Website Launch Checklist | Process Street Website Launch Checklist – Process Street

Content:

Step one is to make sure your content is all in line.

Follow the steps on the left to get started.

Check your typography and layout

The first step in our website launch checklist is to check through your typography and general layout. Ensure consistency by working through the sub-checklist below.

  • 1
    Check for incorrect punctuation marks, particularly apostrophes, quotation marks and hyphens/dashes 
  • 2
    Check headings for where you could potentially use ligatures 
  • 3
    Check for widow/orphan terms in important paragraphs

Ensure spelling and grammar consistency

Much like the previous step, you next need to ensure that all spelling and grammar is consistent. As before, we have supplied a sub-checklist to help you through this process. 

  • 1
    Capitalization (especially of main headings) 
  • 2
    Tense/Style of writing 
  • 3
    Recurring/common phrases (e.g. ‘More about X’ links)
  • 4
    Variations in words (e.g. Websites vs Web Sites, or UK vs US spelling) 
  • 5
    Treatment of bulleted lists (e.g. periods or commas at end of each item)

Check context

Next, check through your pages whilst bearing in mind the context with which they will be seen. For example, when giving a critical eye to the pages within the site, ask:

  • Why would I visit this page?
  • Is the content ready for visitors?
  • Does the page address the audience?

Ensure no test content is on the site

Now you should pick out any test content which is still on the site and remove it.

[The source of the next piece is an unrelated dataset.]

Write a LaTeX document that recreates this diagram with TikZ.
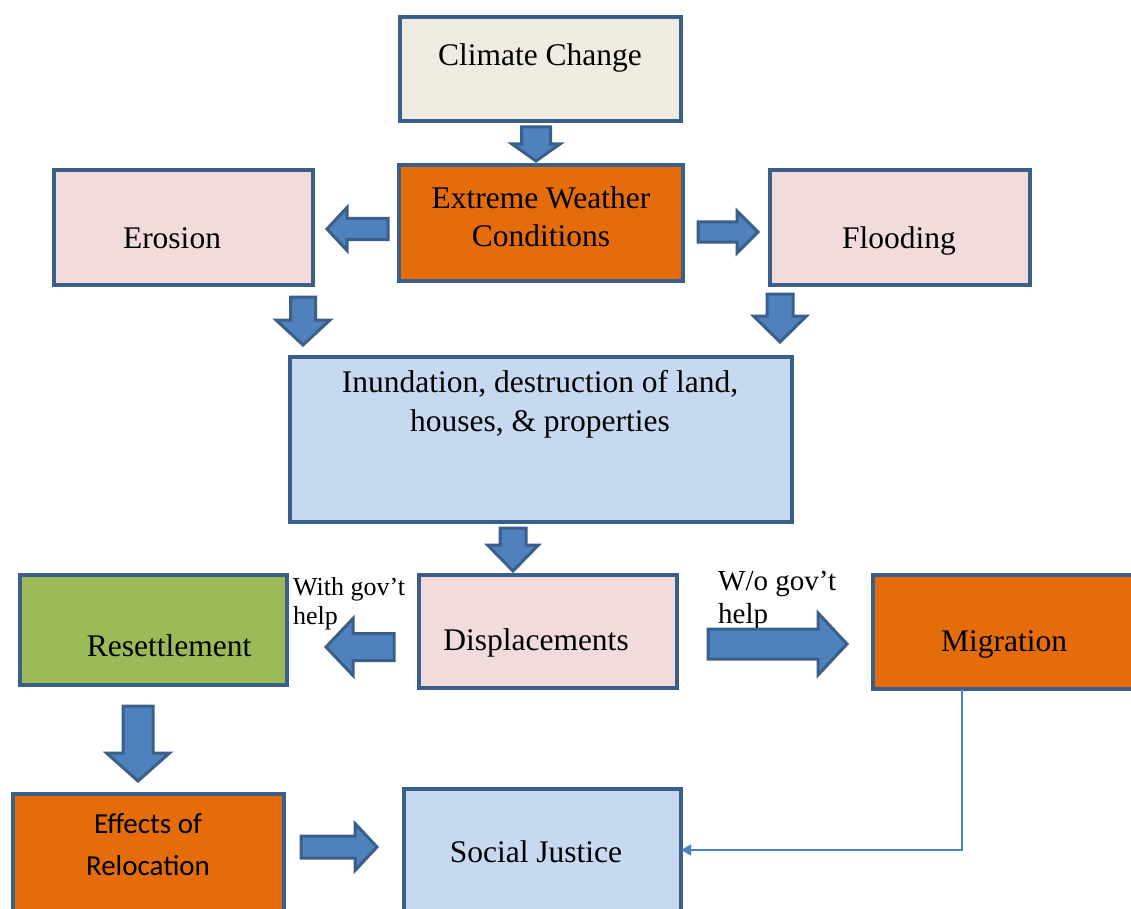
\documentclass[tikz,border=0pt]{standalone}
\usepackage{fontspec}
\setmainfont{Liberation Serif}
\newfontfamily\calibri{Carlito}
\usetikzlibrary{arrows.meta}
\definecolor{bordc}{HTML}{3A5F8B}
\definecolor{beigec}{HTML}{EEECE1}
\definecolor{orangec}{HTML}{E46C0A}
\definecolor{pinkc}{HTML}{F2DCDB}
\definecolor{bluec}{HTML}{C6D9F1}
\definecolor{greenc}{HTML}{9BBB59}
\definecolor{arrc}{HTML}{4F81BD}
\newcommand\bvarrow[6]{% xc, y0, yh, y1, shaft half, head half
  \draw[blockarr] ({#1-#5},#2) -- ({#1-#5},#3) -- ({#1-#6},#3) -- (#1,#4) -- ({#1+#6},#3) -- ({#1+#5},#3) -- ({#1+#5},#2) -- cycle;}
\newcommand\bharrow[6]{% yc, x0, xh, x1, shaft half, head half
  \draw[blockarr] (#2,{#1-#5}) -- (#3,{#1-#5}) -- (#3,{#1-#6}) -- (#4,#1) -- (#3,{#1+#6}) -- (#3,{#1+#5}) -- (#2,{#1+#5}) -- cycle;}
\tikzset{
  box/.style={draw=bordc, line width=4pt, inner sep=0pt, outer sep=0pt},
  txt/.style={font=\fontsize{31.5}{38.5}\selectfont, align=center, anchor=base, inner sep=0pt},
  small/.style={font=\fontsize{27}{32}\selectfont, align=left, anchor=base west, inner sep=0pt},
  blockarr/.style={fill=arrc, draw=bordc, line width=3pt, line join=miter},
  thin/.style={draw=arrc, line width=1.5pt, -{Triangle[length=10pt,width=11pt]}}
}
\begin{document}
\begin{tikzpicture}[x=1pt,y=-1pt]
\useasboundingbox (0,0) rectangle (1131,909);
\clip (0,0) rectangle (1131,909);
% boxes
\node[box, fill=beigec, minimum width=281, minimum height=104] (cc) at (540.5,69) {};
\node[box, fill=orangec, minimum width=284, minimum height=116] (ew) at (541,223) {};
\node[box, fill=pinkc, minimum width=259, minimum height=115] (er) at (183.5,227.5) {};
\node[box, fill=pinkc, minimum width=260, minimum height=115] (fl) at (900,227.5) {};
\node[box, fill=bluec, minimum width=502, minimum height=165] (in) at (541,439.5) {};
\node[box, fill=pinkc, minimum width=258, minimum height=113] (di) at (548,631.5) {};
\node[box, fill=greenc, minimum width=267, minimum height=110] (re) at (153.5,630) {};
\node[box, fill=orangec, minimum width=277, minimum height=114] (mi) at (1011.5,632) {};
\node[box, fill=orangec, minimum width=271, minimum height=136] (ef) at (148.5,862) {};
\node[box, fill=bluec, minimum width=277, minimum height=141] (sj) at (542.5,859.5) {};
% texts (base = baseline of last line)
\node[txt] (tcc) at (540,66) {Climate Change};
\node[txt] (tew) at (541,247) {Extreme Weather\\Conditions};
\node[txt] (ter) at (172,248) {Erosion};
\node[txt] (tfl) at (899,248) {Flooding};
\node[txt] (tin) at (540,431) {Inundation, destruction of land,\\houses, \& properties};
\node[txt] (tdi) at (536,650) {Displacements};
\node[txt] (tre) at (169,656) {Resettlement};
\node[txt] (tmi) at (1004,651) {Migration};
\node[txt, font=\calibri\fontsize{29}{42}\selectfont] (tef) at (148,875) {Effects of\\Relocation};
\node[txt] (tsj) at (536,862) {Social Justice};
\node[small, font=\fontsize{26}{29}\selectfont] (lw) at (293,624) {With gov’t\\help};
\node[small, font=\fontsize{29}{33}\selectfont] (lwo) at (718,623) {W/o gov’t\\help};
% block arrows
\bvarrow{536}{127}{144}{161}{14.5}{24}
\bharrow{229}{388}{347}{327}{10.5}{21.5}
\bharrow{232}{698}{737}{758}{10}{21}
\bvarrow{303}{297}{320}{345}{12.5}{27}
\bvarrow{780}{294}{316}{342}{13}{26.5}
\bvarrow{513}{528}{545}{571}{13}{25.5}
\bharrow{647}{394}{353}{326}{13.5}{28.5}
\bharrow{644}{708}{818}{847}{15}{31}
\bvarrow{138}{706}{753}{781}{15}{31.5}
\bharrow{847}{301}{355}{377}{11}{23.5}
% thin connector
\coordinate (bend) at (962,850);
\draw[thin] (mi.south -| bend) -- (bend) -- (sj.east |- bend);
\end{tikzpicture}
\end{document}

For example, it's not a great look when someone finds a post called "Hello World" or a paragraph saying "Lorem ipsum dolor sit amet, consectetur adipisicing elit, sed do eiusmod tempor incididunt ut labore et dolore magna aliqua."

Find it. Trash it.

Check all ‘Hidden Copy’

The next step is to go through and check all pieces of 'Hidden Copy'.

If you do not know how to do this, click here to be shown how to find all pieces of 'Hidden Copy' (e.g. alt text, transcriptions, text in JavaScript functions).

Check forms

If your site has any forms (be they sign-up or opt-in) you need to ensure that they are as good as they can possibly be.

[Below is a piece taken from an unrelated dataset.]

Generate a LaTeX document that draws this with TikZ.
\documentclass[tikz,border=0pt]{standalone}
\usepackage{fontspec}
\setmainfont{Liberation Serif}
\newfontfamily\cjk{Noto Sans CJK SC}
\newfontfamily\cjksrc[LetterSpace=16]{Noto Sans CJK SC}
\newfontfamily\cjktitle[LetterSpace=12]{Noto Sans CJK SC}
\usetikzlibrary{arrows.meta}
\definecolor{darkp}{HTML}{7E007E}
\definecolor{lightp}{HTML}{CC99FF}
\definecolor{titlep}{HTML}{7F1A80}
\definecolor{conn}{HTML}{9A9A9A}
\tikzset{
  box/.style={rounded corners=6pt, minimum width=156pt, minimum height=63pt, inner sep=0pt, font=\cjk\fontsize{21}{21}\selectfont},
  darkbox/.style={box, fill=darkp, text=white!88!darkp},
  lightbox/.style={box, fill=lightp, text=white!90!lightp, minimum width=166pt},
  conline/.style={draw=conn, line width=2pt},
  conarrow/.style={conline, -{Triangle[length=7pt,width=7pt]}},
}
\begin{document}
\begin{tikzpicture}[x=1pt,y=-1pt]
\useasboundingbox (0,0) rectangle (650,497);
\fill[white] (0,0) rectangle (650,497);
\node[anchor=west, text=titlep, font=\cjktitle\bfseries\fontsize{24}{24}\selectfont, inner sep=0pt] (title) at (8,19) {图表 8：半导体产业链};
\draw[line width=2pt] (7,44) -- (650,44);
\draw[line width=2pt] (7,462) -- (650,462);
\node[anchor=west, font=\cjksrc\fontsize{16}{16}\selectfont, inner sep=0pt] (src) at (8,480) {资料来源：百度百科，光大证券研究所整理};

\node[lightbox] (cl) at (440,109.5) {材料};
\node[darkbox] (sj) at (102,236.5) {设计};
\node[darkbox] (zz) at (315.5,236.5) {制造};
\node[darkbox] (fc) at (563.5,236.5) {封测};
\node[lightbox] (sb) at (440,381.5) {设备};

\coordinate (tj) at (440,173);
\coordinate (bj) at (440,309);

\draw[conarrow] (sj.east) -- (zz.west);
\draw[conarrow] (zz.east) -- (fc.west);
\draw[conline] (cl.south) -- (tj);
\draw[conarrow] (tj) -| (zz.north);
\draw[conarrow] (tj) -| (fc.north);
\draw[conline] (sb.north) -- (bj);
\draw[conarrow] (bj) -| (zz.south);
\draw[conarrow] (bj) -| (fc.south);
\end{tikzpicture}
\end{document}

Fill out the forms on the site and go through the following questions:

  • Can the flow be improved?
  • Do you get stuck?
  • Are the instructions accurate?
  • Does the completed form get sent to the right people or person?

Depending on your answers, adjust the forms as necessary.

Proofread everything

Proofread everything again. Yes, we know you've probably been through the content before, but you need to check every nook and cranny! Record who has proofread the site with the form fields below.

Even if you’ve already read it, read it again; get at least one other person to read it too. There’s always something you’ll pick up on and have to change.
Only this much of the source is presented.